The Stockholm bar at which we’re drinking, Akkurat (Hornsgatan 18), boasts a stock of 700 beers, with 20 or so on tap today. Warming to the topic, I tell Bayart about my own fond memories of ABBA growing up, when the group was regularly in the Australian Top 10 charts.
“People here didn’t realise how big they really were outside Sweden,” he responds.
“Even in the ’70s, Swedish music fans would go, ‘ABBA, oh come on’. Then they were so amazed when they’d go abroad and ABBA was being played in bars and restaurants.”
This ambivalence toward Sweden’s greatest pop export lasted for a long time. Compared with Liverpool’s enthusiastic identification with The Beatles, there was hardly any local evidence of their connection with Stockholm (as Escape editor Brian Crisp found when he scoured the city for ABBA links in 2006).

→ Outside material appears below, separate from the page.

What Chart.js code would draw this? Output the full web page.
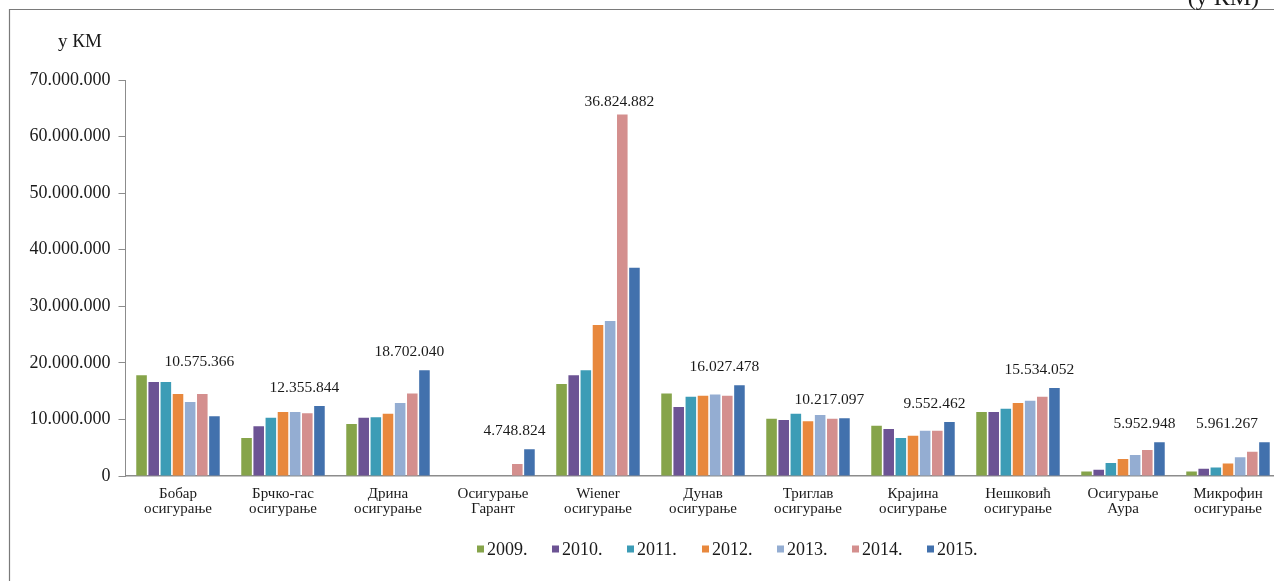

However, the Swedish capital is warming at last to the Super Troupers.
Next year should see the opening of a long-delayed Stockholm museum of Swedish pop music, featuring ABBA, as Sweden hosts the 2013 Eurovision Song Contest in the southern city of Malmo.

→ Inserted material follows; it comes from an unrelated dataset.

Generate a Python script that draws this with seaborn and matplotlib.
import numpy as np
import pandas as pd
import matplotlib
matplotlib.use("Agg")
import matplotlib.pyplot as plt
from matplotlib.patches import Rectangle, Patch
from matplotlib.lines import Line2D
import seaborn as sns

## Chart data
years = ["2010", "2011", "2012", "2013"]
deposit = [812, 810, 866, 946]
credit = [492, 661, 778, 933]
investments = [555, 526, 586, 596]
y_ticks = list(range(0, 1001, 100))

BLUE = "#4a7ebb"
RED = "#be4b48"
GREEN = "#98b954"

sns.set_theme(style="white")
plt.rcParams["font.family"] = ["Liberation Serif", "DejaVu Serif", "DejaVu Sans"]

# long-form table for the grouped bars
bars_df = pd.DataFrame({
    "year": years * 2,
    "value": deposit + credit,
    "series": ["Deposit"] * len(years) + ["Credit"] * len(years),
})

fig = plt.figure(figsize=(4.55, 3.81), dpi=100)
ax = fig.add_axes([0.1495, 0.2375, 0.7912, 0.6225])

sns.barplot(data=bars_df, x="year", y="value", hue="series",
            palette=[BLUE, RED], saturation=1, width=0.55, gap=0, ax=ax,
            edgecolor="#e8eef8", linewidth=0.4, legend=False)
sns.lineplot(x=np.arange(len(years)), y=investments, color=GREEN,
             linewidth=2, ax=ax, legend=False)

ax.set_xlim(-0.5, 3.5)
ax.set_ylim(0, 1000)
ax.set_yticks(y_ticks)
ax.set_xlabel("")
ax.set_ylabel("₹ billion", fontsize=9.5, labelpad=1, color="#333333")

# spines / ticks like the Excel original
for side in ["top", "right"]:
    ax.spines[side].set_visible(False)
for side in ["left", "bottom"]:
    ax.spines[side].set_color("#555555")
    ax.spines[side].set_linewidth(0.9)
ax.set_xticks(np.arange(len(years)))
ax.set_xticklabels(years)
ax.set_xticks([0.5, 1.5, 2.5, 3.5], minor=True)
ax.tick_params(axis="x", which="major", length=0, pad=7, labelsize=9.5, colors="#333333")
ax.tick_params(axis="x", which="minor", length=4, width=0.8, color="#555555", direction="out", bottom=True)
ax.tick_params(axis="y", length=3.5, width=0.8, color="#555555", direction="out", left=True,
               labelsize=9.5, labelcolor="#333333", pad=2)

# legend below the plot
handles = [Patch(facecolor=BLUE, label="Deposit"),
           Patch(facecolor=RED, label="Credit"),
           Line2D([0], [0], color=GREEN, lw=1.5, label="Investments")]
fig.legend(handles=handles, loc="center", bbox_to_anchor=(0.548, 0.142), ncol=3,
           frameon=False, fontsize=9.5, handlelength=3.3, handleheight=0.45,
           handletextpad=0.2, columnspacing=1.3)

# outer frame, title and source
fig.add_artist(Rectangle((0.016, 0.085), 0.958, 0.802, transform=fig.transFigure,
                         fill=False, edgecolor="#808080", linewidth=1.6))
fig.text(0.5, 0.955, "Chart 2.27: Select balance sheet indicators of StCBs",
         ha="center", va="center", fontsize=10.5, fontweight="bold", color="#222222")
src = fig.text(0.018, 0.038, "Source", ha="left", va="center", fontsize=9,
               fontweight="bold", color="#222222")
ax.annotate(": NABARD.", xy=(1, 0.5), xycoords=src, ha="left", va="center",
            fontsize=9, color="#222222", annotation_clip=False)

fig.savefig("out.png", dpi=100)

There’s also the ABBA City Walk, now in its second year and conducted by guides from the Stockholm City Museum.
In less time than it takes to say, “I Do, I Do, I Do, I Do, I Do”, I find myself signed up for the tour and standing under the lone oak tree in the courtyard of the Stockholm City Hall, alongside other ABBA fans.
We’re in the hands of guide Eva Palmqvist, who smiles and flips up a photo of the pop-tastic quartet at their youthful height, arms splayed and dressed in denim, with the dour brick bulk of the City Hall in the background.
Palmqvist mentions that Benny (the bearded one) played the recorder here in the City Hall when he was just eight years old.
Then we hear how the four musicians teamed up for their first hits in 1972, originally under the clumsy name Bjorn & Benny, Agnetha & Anni-Frid. This was shortened in 1973 to ABBA, and a legend was born.
Palmqvist fiddles with the music player strung from her belt, the group’s Eurovision-winning song Waterloo blasts out, and we’re off across the channel that separates the City Hall from the business district. Pausing in front of the Sheraton Hotel, our guide mentions that a key scene from the ABBA movie set in Australia was filmed here.
On the nearby waterside path, we hear about the group’s big world tour of 1977, which included Australia and cemented their reputation as pop superstars. She also confirms Swedes’ mixed feelings, mentioning a protest march that took place after ABBA won Eurovision in 1974 by controversially singing in English.
As we progress toward the Swedish Parliament with Money Money Money blasting from Palmqvist’s belt, a German fellow tour member asks me if I’m going to sing along. I’d like to, and I think he would, too, but as it’s a small group, we’re too self-conscious. We compromise by singing under our breath as we walk.
After a burst of Dancing Queen, Palmqvist reveals a photo of ABBA performing in lavish costumes at the nearby Opera House, a performance attended by the Swedish royal family the day before the King’s wedding.
“Dancing Queen wasn’t written for the Queen,” she says, putting us straight. “And they only had lunch on the wedding day, not dancing.”
To the strains of Honey Honey, we weave through the tourist crowds of the Old Town, past the grand Nobel Museum into a quiet side street where Benny and Frida once lived while engaged. It’s a chance to talk about the toll that ABBA’s ever-increasing fame took on their privacy.
“Bjorn and Agnetha were like Victoria and David Beckham,” Palmqvist says.
“Everyone would love to see them back together on stage,” she adds, before reminding us that the group’s members are in their 60s now. It’s the cue to play When All is Said and Done as we walk along the waterfront.
The tour ends with a summary of ABBA’s achievements, including an amazing 400 million albums sold to date. The group’s place in the pantheon of Swedish national legends also has the royal seal of approval. “They have been to the palace many times for dinner,” Palmqvist says. “Bjorn even received a medal from the King.”